▸ **Saved data entries**:
# # # # #
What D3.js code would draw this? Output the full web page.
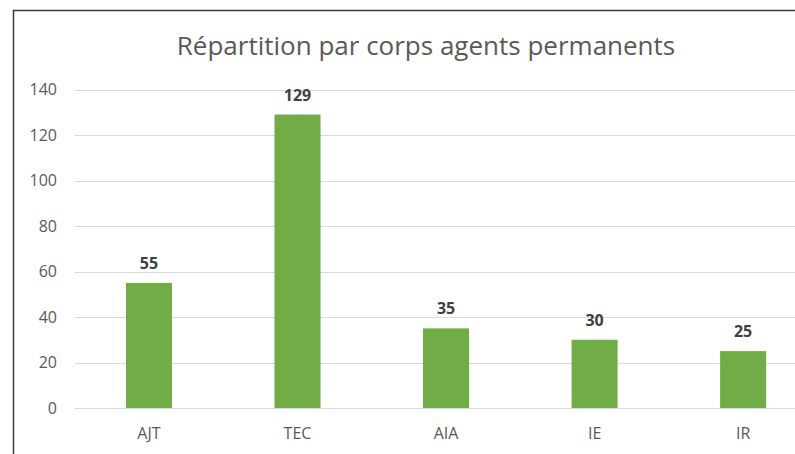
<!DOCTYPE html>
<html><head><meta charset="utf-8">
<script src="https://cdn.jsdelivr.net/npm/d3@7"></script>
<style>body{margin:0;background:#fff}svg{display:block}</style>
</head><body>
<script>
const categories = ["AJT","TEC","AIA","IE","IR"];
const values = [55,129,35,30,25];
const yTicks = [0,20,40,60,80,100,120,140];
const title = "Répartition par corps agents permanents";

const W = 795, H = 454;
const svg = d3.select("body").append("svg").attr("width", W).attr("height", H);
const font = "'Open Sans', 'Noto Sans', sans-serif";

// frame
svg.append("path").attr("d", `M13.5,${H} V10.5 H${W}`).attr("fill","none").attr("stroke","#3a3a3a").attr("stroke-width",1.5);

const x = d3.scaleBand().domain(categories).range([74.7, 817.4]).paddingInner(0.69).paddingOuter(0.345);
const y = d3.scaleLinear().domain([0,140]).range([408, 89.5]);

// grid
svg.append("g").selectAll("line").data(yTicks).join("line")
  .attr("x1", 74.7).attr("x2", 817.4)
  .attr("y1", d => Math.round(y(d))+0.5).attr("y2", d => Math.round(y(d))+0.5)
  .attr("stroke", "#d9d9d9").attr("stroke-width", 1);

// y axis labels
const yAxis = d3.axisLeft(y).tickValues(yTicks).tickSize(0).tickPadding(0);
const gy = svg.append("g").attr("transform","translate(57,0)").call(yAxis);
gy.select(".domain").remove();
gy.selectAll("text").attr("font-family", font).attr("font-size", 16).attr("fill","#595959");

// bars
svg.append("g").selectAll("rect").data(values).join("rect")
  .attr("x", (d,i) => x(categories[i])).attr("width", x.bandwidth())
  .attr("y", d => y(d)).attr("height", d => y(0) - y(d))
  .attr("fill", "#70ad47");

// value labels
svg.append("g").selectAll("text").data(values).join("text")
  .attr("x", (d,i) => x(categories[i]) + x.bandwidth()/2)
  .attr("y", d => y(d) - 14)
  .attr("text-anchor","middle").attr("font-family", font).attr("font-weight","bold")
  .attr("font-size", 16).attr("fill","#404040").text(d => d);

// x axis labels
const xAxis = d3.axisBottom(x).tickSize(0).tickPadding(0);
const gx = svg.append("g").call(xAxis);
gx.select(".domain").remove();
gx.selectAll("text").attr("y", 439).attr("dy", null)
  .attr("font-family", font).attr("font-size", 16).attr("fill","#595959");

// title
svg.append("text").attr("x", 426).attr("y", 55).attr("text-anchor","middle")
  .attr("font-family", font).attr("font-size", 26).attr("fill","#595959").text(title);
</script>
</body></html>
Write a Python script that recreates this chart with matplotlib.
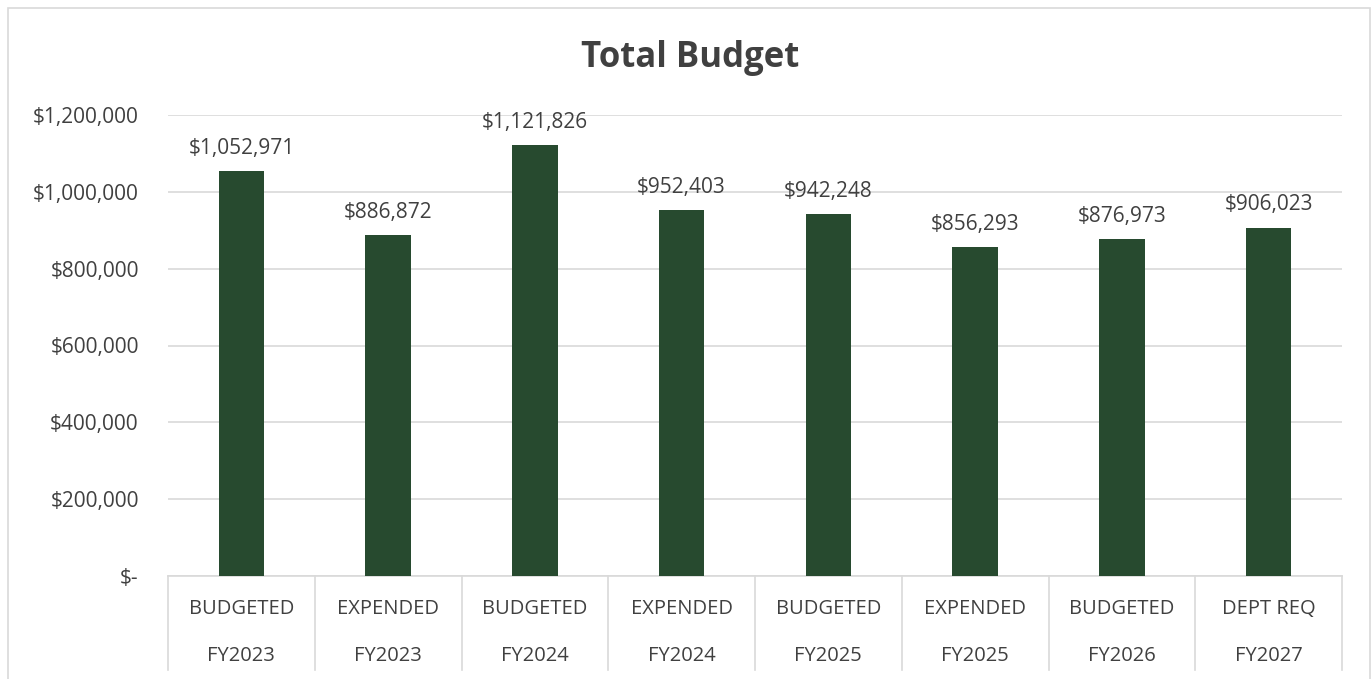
# # # # #
▸ **GIVEN REQUEST**:
Leave the images out, please, and restate each line word for word.

▸ **THE COMPLETED TASK**:
What D3.js code would draw this? Output the full web page.
<!DOCTYPE html>
<html><head><meta charset="utf-8">
<script src="https://cdn.jsdelivr.net/npm/d3@7"></script>
<style>body{margin:0;background:#fff}svg{display:block}</style>
</head><body>
<script>
const categories = ["AJT","TEC","AIA","IE","IR"];
const values = [55,129,35,30,25];
const yTicks = [0,20,40,60,80,100,120,140];
const title = "Répartition par corps agents permanents";

const W = 795, H = 454;
const svg = d3.select("body").append("svg").attr("width", W).attr("height", H);
const font = "'Open Sans', 'Noto Sans', sans-serif";

// frame
svg.append("path").attr("d", `M13.5,${H} V10.5 H${W}`).attr("fill","none").attr("stroke","#3a3a3a").attr("stroke-width",1.5);

const x = d3.scaleBand().domain(categories).range([74.7, 817.4]).paddingInner(0.69).paddingOuter(0.345);
const y = d3.scaleLinear().domain([0,140]).range([408, 89.5]);

// grid
svg.append("g").selectAll("line").data(yTicks).join("line")
  .attr("x1", 74.7).attr("x2", 817.4)
  .attr("y1", d => Math.round(y(d))+0.5).attr("y2", d => Math.round(y(d))+0.5)
  .attr("stroke", "#d9d9d9").attr("stroke-width", 1);

// y axis labels
const yAxis = d3.axisLeft(y).tickValues(yTicks).tickSize(0).tickPadding(0);
const gy = svg.append("g").attr("transform","translate(57,0)").call(yAxis);
gy.select(".domain").remove();
gy.selectAll("text").attr("font-family", font).attr("font-size", 16).attr("fill","#595959");

// bars
svg.append("g").selectAll("rect").data(values).join("rect")
  .attr("x", (d,i) => x(categories[i])).attr("width", x.bandwidth())
  .attr("y", d => y(d)).attr("height", d => y(0) - y(d))
  .attr("fill", "#70ad47");

// value labels
svg.append("g").selectAll("text").data(values).join("text")
  .attr("x", (d,i) => x(categories[i]) + x.bandwidth()/2)
  .attr("y", d => y(d) - 14)
  .attr("text-anchor","middle").attr("font-family", font).attr("font-weight","bold")
  .attr("font-size", 16).attr("fill","#404040").text(d => d);

// x axis labels
const xAxis = d3.axisBottom(x).tickSize(0).tickPadding(0);
const gx = svg.append("g").call(xAxis);
gx.select(".domain").remove();
gx.selectAll("text").attr("y", 439).attr("dy", null)
  .attr("font-family", font).attr("font-size", 16).attr("fill","#595959");

// title
svg.append("text").attr("x", 426).attr("y", 55).attr("text-anchor","middle")
  .attr("font-family", font).attr("font-size", 26).attr("fill","#595959").text(title);
</script>
</body></html>
Write a Python script that recreates this chart with matplotlib.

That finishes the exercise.